Ben came up, spluttering, collar very definitively without pop, hair dripping down over his face. McKinley appeared only a moment later, looking extremely irritated and also extremely attractive. Ben wondered what it would be like to have sex in the lake, and then remembered the stuff about the toxic waste, which hadn’t actually gotten into the water but which could have, and also, secondarily, the campers, and also, thirdly, the fact that he hadn’t even had sex outside of the lake yet, which he should probably worry about first, before moving up to advanced levels.
“What the hell,” he shouted up at Coop, who was standing at the top of the hill, looking traumatized, and then hurried down to the shore.
“What are you doing,” he hissed. “It’s not that far from the campers, anybody could have found you—doing—that—”

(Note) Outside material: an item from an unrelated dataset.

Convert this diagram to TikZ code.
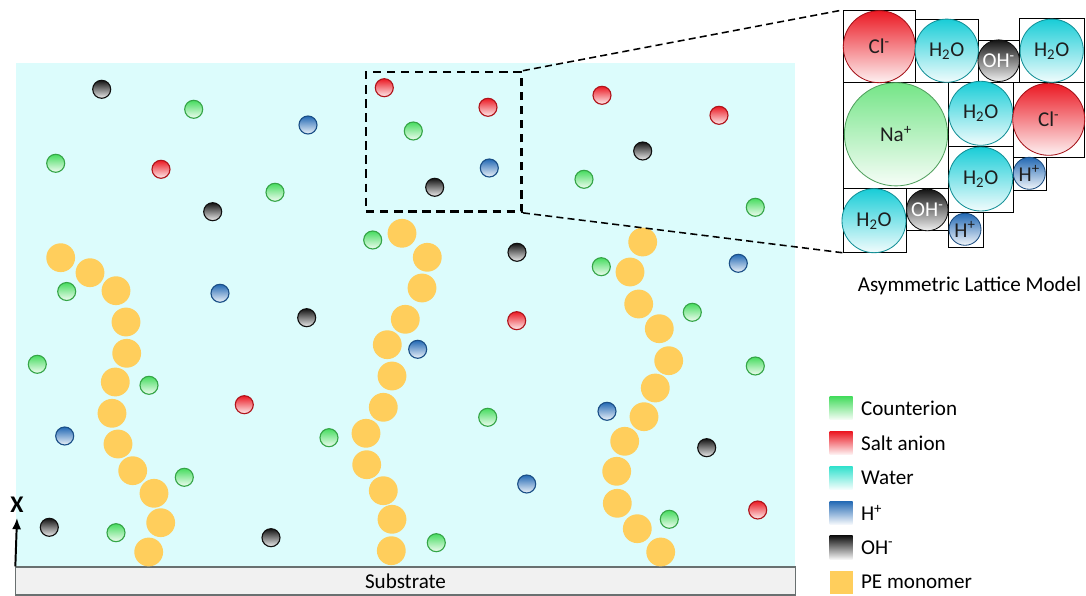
\documentclass[tikz,border=0pt]{standalone}
\usepackage{fontspec}
\setmainfont{Carlito}
\usetikzlibrary{positioning,arrows.meta}

\definecolor{water}{RGB}{220,252,252}
\definecolor{substr}{RGB}{241,241,241}
\definecolor{edgegray}{RGB}{105,112,112}
\definecolor{ionGreen}{RGB}{70,220,95}
\definecolor{ionRed}{RGB}{235,25,35}
\definecolor{ionCyan}{RGB}{25,205,215}
\definecolor{legCyan}{RGB}{50,225,205}
\definecolor{ionBlue}{RGB}{35,105,180}
\definecolor{ionBlack}{RGB}{20,20,20}
\definecolor{monomer}{RGB}{255,206,92}
\definecolor{darktext}{RGB}{30,30,30}

\begin{document}
\begin{tikzpicture}[x=0.025cm, y=-0.025cm, font=\fontsize{15}{18}\selectfont,
	ball/.style={circle, inner sep=0pt, minimum size=0.45cm, line width=0.8pt,
		draw=#1!75!black, top color=#1, bottom color=#1!8!white},
	mono/.style={circle, inner sep=0pt, minimum size=0.72cm, fill=monomer},
	cell/.style={draw, line width=0.6pt, anchor=north west, inner sep=0pt},
	ion/.style={circle, inner sep=0pt, text=darktext, line width=0.6pt,
		draw=#1!70!black, top color=#1, bottom color=#1!6!white},
	key/.style={inner sep=0pt, minimum size=0.575cm, top color=#1, bottom color=#1!5!white},
	link/.style={line width=1.1pt, dash pattern=on 5pt off 3pt}]
	\useasboundingbox (0,0) rectangle (1086,596);
	
	% solution and substrate
	\node[fill=water, inner sep=0pt, minimum width=19.475cm, minimum height=12.6cm] (panel) at (405.5,315) {};
	\node[draw=edgegray, fill=substr, line width=0.8pt, inner sep=0pt, minimum width=19.475cm, minimum height=0.7cm] (sub) at (405.5,581) {Substrate};
	
	% ions in solution
	\foreach \x/\y [count=\i] in {101.7/89.3, 212.7/211.7, 306.7/317.7, 434.7/187.3, 517/252.3, 642.7/151, 706.7/447.7, 49.3/527.3, 271/537.7}
		\node[ball=ionBlack] (oh\i) at (\x,\y) {};
	\foreach \x/\y [count=\i] in {193.7/109.3, 55.7/163.3, 275/192.3, 66.7/291.5, 37.3/364.3, 149/385.3, 329/437.7, 184.3/477.3, 116/532.7, 413.3/131, 372.7/240, 601.3/266.7, 584/179.3, 755.3/207.3, 692.3/312.3, 755.3/366, 487.7/417.3, 436.3/542.7, 669.3/519.3}
		\node[ball=ionGreen] (na\i) at (\x,\y) {};
	\foreach \x/\y [count=\i] in {161/169.3, 244.3/404.7, 384.3/87.7, 488/107.3, 602/95.3, 719/115.3, 516.7/320.7, 757.7/510}
		\node[ball=ionRed] (cl\i) at (\x,\y) {};
	\foreach \x/\y [count=\i] in {308/125, 220/293.3, 417.7/349.3, 64.7/436, 489.3/168, 526.7/484, 607/411.3, 738.3/263.3}
		\node[ball=ionBlue] (hp\i) at (\x,\y) {};
	
	% polyelectrolyte chains
	\foreach \x/\y [count=\i] in {60.7/257.7, 90/272.7, 116/290.7, 126/322, 126.7/353.3, 115.3/382, 112/413.3, 118/444, 132.7/470.7, 154/493.3, 160.7/522.7, 148.7/552}
		\node[mono] (pa\i) at (\x,\y) {};
	\foreach \x/\y [count=\i] in {402/233.3, 427.3/257.3, 422/288, 405.3/319.3, 387.3/344.7, 392/376, 383.3/407.3, 366/433.3, 366.7/464.7, 383.3/490.7, 392/519.3, 391.3/550.7}
		\node[mono] (pb\i) at (\x,\y) {};
	\foreach \x/\y [count=\i] in {642.7/242, 630/272, 638.7/304, 659.3/328.7, 668.7/360.7, 655.3/388, 644/416.7, 624.7/441.3, 616.7/471.3, 617.3/503.3, 637.3/528.7, 660.7/552}
		\node[mono] (pc\i) at (\x,\y) {};
	
	% zoomed region
	\node[draw, line width=1.8pt, dash pattern=on 6pt off 4pt, inner sep=0pt, minimum width=3.89cm, minimum height=3.49cm] (zoom) at (443.8,141.8) {};
	
	% lattice cells
	\node[cell, minimum width=1.815cm, minimum height=1.8cm] (cCl1) at (842.7,10) {};
	\node[cell, minimum width=1.575cm, minimum height=1.58cm] (cW1) at (915.3,18.7) {};
	\node[cell, minimum width=1.025cm, minimum height=1.05cm] (cOH1) at (978.3,40) {};
	\node[cell, minimum width=1.62cm, minimum height=1.59cm] (cW2) at (1019.3,18.3) {};
	\node[cell, minimum width=2.64cm, minimum height=2.66cm] (cNa) at (842.7,82) {};
	\node[cell, minimum width=1.61cm, minimum height=1.59cm] (cW3) at (948.3,82) {};
	\node[cell, minimum width=1.78cm, minimum height=1.87cm] (cCl2) at (1012.7,82) {};
	\node[cell, minimum width=1.61cm, minimum height=1.65cm] (cW4) at (948.3,145.7) {};
	\node[cell, minimum width=0.83cm, minimum height=0.83cm] (cH1) at (1012.7,156.7) {};
	\node[cell, minimum width=1.58cm, minimum height=1.59cm] (cW5) at (842.7,188.3) {};
	\node[cell, minimum width=1.06cm, minimum height=1.04cm] (cOH2) at (906,188.3) {};
	\node[cell, minimum width=0.86cm, minimum height=0.875cm] (cH2) at (948.3,211.7) {};
	
	% lattice species
	\node[ion=ionRed, minimum size=1.8cm] (lCl1) at (879.3,46.7) {Cl\textsuperscript{-}};
	\node[ion=ionCyan, minimum size=1.58cm] (lW1) at (946.7,50.7) {H\textsubscript{2}O};
	\node[ion=ionBlack, minimum size=1.04cm, text=white] (lOH1) at (998.7,60.7) {OH\textsuperscript{-}};
	\node[ion=ionCyan, minimum size=1.58cm] (lW2) at (1051.7,50.7) {H\textsubscript{2}O};
	\node[ion=ionGreen!75!white, minimum size=2.58cm] (lNa) at (896,134.3) {Na\textsuperscript{+}};
	\node[ion=ionCyan, minimum size=1.6cm] (lW3) at (980.7,113.3) {H\textsubscript{2}O};
	\node[ion=ionRed, minimum size=1.8cm] (lCl2) at (1048.7,119.3) {Cl\textsuperscript{-}};
	\node[ion=ionCyan, minimum size=1.6cm] (lW4) at (980.7,179) {H\textsubscript{2}O};
	\node[ion=ionBlue, minimum size=0.8cm] (lH1) at (1029.3,173.3) {H\textsuperscript{+}};
	\node[ion=ionCyan, minimum size=1.6cm] (lW5) at (874,220.7) {H\textsubscript{2}O};
	\node[ion=ionBlack, minimum size=1.04cm, text=white] (lOH2) at (927.3,210) {OH\textsuperscript{-}};
	\node[ion=ionBlue, minimum size=0.8cm] (lH2) at (965,229.3) {H\textsuperscript{+}};
	\node (title) at (969.5,286) {Asymmetric Lattice Model};
	
	\draw[link] (zoom.north east) -- (cCl1.north west);
	\draw[link] (zoom.south east) -- (cW5.south west);
	
	% legend
	\foreach \c/\lab [count=\i] in {ionGreen/Counterion, ionRed/Salt anion, legCyan/Water, ionBlue/H\textsuperscript{+}, ionBlack/OH\textsuperscript{-}}{
		\node[key=\c] (key\i) at (841,373.5+34.8*\i) {};
		\node[right=0.2cm of key\i, inner sep=0pt] (keytxt\i) {\lab};
	}
	\node[inner sep=0pt, minimum size=0.575cm, fill=monomer] (key6) at (841,582.3) {};
	\node[right=0.2cm of key6, inner sep=0pt] (keytxt6) {PE monomer};
	
	% height axis
	\node[inner sep=0pt, font=\fontsize{17}{18}\selectfont\bfseries] (xlab) at (17,505) {X};
	\coordinate (xtip) at (17,518);
	\draw[-{Latex[length=8pt,width=6.5pt]}, line width=1.4pt] (sub.north west) -- (xtip);
\end{tikzpicture}
\end{document}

“It was a featureless but distinct place in the woods very far away from the campground!” McKinley yelled. “And what do you mean, what we were doing, do you hate gay people, is that what you—”
Ben tried to quiet him down but McKinley just glared at him, so he shut up, which was how he usually dealt with that kind of situation. Or, in fact, always.
“I—no!” Coop said defensively. “My aunt’s a lesbian! She has a reading group and everything! My mom made me go once and it was the worst experience of my life but not because it was full of lesbians! Well, kind of, but not because—I don’t mean—they all wanted to know things,” he said. “That’s not the point! I don’t want to see anybody doing anything like that! Ever! Sex! In the woods! And I’m practically an adult! I’m sixteen!”
“We weren’t having sex,” Ben said.
“Well you might as well have been,” Coop said.
“Coop,” McKinley said. “It would mean a lot to us if you would be supportive of our new and developing relationship, instead of yelling at us.”
“Also please don’t tell anyone,” Ben said.
“Of course I support you,” said Coop, very predictably. Coop was very easy to manipulate. It was because he was too nice. “I just really, really don’t want to see anybody making out. I had a weird experience last night, okay, I don’t want to talk about it.”
“Well, we don’t want to talk about it, either,” McKinley said soothingly. “We just want to make out in peace.”
“Okay,” Coop said. “Good. I’m going to leave now. Just don’t let the campers see you.”
“Right on,” Ben said, which was something he had never said in his life, and immediately regretted.
Once he had left, McKinley climbed out of the lake and shook himself off like a dog, Ben following more slowly.
“Coop is a good guy,” McKinley said ruminatively, “but he’s one of the most neurotic people I’ve ever met. And he doesn’t even realize it.”
Ben laughed nervously.
“It’s okay,” McKinley said. “I know you’re neurotic. But I want to make out with you, and also help heal the emotional wounds left by your dead father and your emotionally abusive mother. It’s totally different.”
“Phew,” Ben said. “You had me worried for a second there.”
“Don’t worry,” McKinley said. “You’re also like, totally the hottest guy at camp.”
“No way,” Ben said. “You are.”
McKinley stared at him. “Okay,” he said. “Sure.”
“What?” Ben said, baffled. “You like, obviously are.” Probably, he thought, McKinley just didn’t know how hot he was. He had heard that could happen.
“I love you,” McKinley said, and pulled his wet shirt off. Or at least, he tried to, but one of his arms got stuck, and also some of his hair, and so Ben had to help him untangle himself. It was very sexy anyway.